>>>>>
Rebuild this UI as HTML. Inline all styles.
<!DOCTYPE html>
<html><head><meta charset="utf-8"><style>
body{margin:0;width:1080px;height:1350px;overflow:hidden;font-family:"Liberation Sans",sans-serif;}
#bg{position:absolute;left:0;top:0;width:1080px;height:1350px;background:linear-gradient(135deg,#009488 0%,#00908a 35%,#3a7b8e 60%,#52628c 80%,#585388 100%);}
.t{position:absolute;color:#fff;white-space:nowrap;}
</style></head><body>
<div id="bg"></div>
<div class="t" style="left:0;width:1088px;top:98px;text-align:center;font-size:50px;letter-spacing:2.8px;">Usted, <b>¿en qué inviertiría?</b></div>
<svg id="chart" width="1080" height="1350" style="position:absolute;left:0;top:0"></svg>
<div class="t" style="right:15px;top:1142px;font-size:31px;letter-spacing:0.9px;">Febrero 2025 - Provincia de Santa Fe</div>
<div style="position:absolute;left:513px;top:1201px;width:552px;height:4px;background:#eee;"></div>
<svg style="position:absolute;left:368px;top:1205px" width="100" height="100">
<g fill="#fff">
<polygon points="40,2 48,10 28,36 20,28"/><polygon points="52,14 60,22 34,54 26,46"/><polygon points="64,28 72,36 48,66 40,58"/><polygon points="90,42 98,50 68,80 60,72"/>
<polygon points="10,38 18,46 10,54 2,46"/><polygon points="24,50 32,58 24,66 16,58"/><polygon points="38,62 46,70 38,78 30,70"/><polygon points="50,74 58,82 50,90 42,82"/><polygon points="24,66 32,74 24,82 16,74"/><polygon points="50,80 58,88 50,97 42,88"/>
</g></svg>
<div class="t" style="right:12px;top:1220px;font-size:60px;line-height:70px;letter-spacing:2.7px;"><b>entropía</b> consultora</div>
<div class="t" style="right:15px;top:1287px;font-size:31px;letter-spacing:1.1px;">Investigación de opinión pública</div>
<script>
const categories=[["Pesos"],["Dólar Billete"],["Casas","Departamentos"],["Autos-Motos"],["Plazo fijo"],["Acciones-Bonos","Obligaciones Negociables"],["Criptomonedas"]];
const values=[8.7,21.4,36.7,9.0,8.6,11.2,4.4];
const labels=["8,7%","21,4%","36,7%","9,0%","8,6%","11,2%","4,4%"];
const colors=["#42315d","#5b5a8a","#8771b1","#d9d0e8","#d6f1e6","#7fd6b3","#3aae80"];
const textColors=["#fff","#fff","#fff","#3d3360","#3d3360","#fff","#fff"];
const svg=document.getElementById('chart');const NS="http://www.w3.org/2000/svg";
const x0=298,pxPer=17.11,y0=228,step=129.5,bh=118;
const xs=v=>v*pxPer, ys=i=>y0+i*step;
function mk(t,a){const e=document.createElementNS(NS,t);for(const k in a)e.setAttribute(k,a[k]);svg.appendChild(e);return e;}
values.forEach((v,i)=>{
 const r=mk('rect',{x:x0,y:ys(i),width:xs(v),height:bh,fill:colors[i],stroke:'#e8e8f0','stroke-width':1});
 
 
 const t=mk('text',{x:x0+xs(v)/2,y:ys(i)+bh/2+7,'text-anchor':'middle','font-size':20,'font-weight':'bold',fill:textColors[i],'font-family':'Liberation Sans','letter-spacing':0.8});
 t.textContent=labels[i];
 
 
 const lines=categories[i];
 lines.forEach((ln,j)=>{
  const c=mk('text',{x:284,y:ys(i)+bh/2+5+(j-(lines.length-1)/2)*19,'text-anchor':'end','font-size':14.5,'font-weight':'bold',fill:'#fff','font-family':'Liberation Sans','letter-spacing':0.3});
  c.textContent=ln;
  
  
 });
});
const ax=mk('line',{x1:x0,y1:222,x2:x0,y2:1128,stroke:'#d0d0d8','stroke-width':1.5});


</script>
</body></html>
<<<<<
> [Given exercise]:
Extract all of the data shown above and repeat it verbatim.

> [The output]:
Rebuild this UI as HTML. Inline all styles.
<!DOCTYPE html>
<html><head><meta charset="utf-8"><style>
body{margin:0;width:1080px;height:1350px;overflow:hidden;font-family:"Liberation Sans",sans-serif;}
#bg{position:absolute;left:0;top:0;width:1080px;height:1350px;background:linear-gradient(135deg,#009488 0%,#00908a 35%,#3a7b8e 60%,#52628c 80%,#585388 100%);}
.t{position:absolute;color:#fff;white-space:nowrap;}
</style></head><body>
<div id="bg"></div>
<div class="t" style="left:0;width:1088px;top:98px;text-align:center;font-size:50px;letter-spacing:2.8px;">Usted, <b>¿en qué inviertiría?</b></div>
<svg id="chart" width="1080" height="1350" style="position:absolute;left:0;top:0"></svg>
<div class="t" style="right:15px;top:1142px;font-size:31px;letter-spacing:0.9px;">Febrero 2025 - Provincia de Santa Fe</div>
<div style="position:absolute;left:513px;top:1201px;width:552px;height:4px;background:#eee;"></div>
<svg style="position:absolute;left:368px;top:1205px" width="100" height="100">
<g fill="#fff">
<polygon points="40,2 48,10 28,36 20,28"/><polygon points="52,14 60,22 34,54 26,46"/><polygon points="64,28 72,36 48,66 40,58"/><polygon points="90,42 98,50 68,80 60,72"/>
<polygon points="10,38 18,46 10,54 2,46"/><polygon points="24,50 32,58 24,66 16,58"/><polygon points="38,62 46,70 38,78 30,70"/><polygon points="50,74 58,82 50,90 42,82"/><polygon points="24,66 32,74 24,82 16,74"/><polygon points="50,80 58,88 50,97 42,88"/>
</g></svg>
<div class="t" style="right:12px;top:1220px;font-size:60px;line-height:70px;letter-spacing:2.7px;"><b>entropía</b> consultora</div>
<div class="t" style="right:15px;top:1287px;font-size:31px;letter-spacing:1.1px;">Investigación de opinión pública</div>
<script>
const categories=[["Pesos"],["Dólar Billete"],["Casas","Departamentos"],["Autos-Motos"],["Plazo fijo"],["Acciones-Bonos","Obligaciones Negociables"],["Criptomonedas"]];
const values=[8.7,21.4,36.7,9.0,8.6,11.2,4.4];
const labels=["8,7%","21,4%","36,7%","9,0%","8,6%","11,2%","4,4%"];
const colors=["#42315d","#5b5a8a","#8771b1","#d9d0e8","#d6f1e6","#7fd6b3","#3aae80"];
const textColors=["#fff","#fff","#fff","#3d3360","#3d3360","#fff","#fff"];
const svg=document.getElementById('chart');const NS="http://www.w3.org/2000/svg";
const x0=298,pxPer=17.11,y0=228,step=129.5,bh=118;
const xs=v=>v*pxPer, ys=i=>y0+i*step;
function mk(t,a){const e=document.createElementNS(NS,t);for(const k in a)e.setAttribute(k,a[k]);svg.appendChild(e);return e;}
values.forEach((v,i)=>{
 const r=mk('rect',{x:x0,y:ys(i),width:xs(v),height:bh,fill:colors[i],stroke:'#e8e8f0','stroke-width':1});
 
 
 const t=mk('text',{x:x0+xs(v)/2,y:ys(i)+bh/2+7,'text-anchor':'middle','font-size':20,'font-weight':'bold',fill:textColors[i],'font-family':'Liberation Sans','letter-spacing':0.8});
 t.textContent=labels[i];
 
 
 const lines=categories[i];
 lines.forEach((ln,j)=>{
  const c=mk('text',{x:284,y:ys(i)+bh/2+5+(j-(lines.length-1)/2)*19,'text-anchor':'end','font-size':14.5,'font-weight':'bold',fill:'#fff','font-family':'Liberation Sans','letter-spacing':0.3});
  c.textContent=ln;
  
  
 });
});
const ax=mk('line',{x1:x0,y1:222,x2:x0,y2:1128,stroke:'#d0d0d8','stroke-width':1.5});


</script>
</body></html>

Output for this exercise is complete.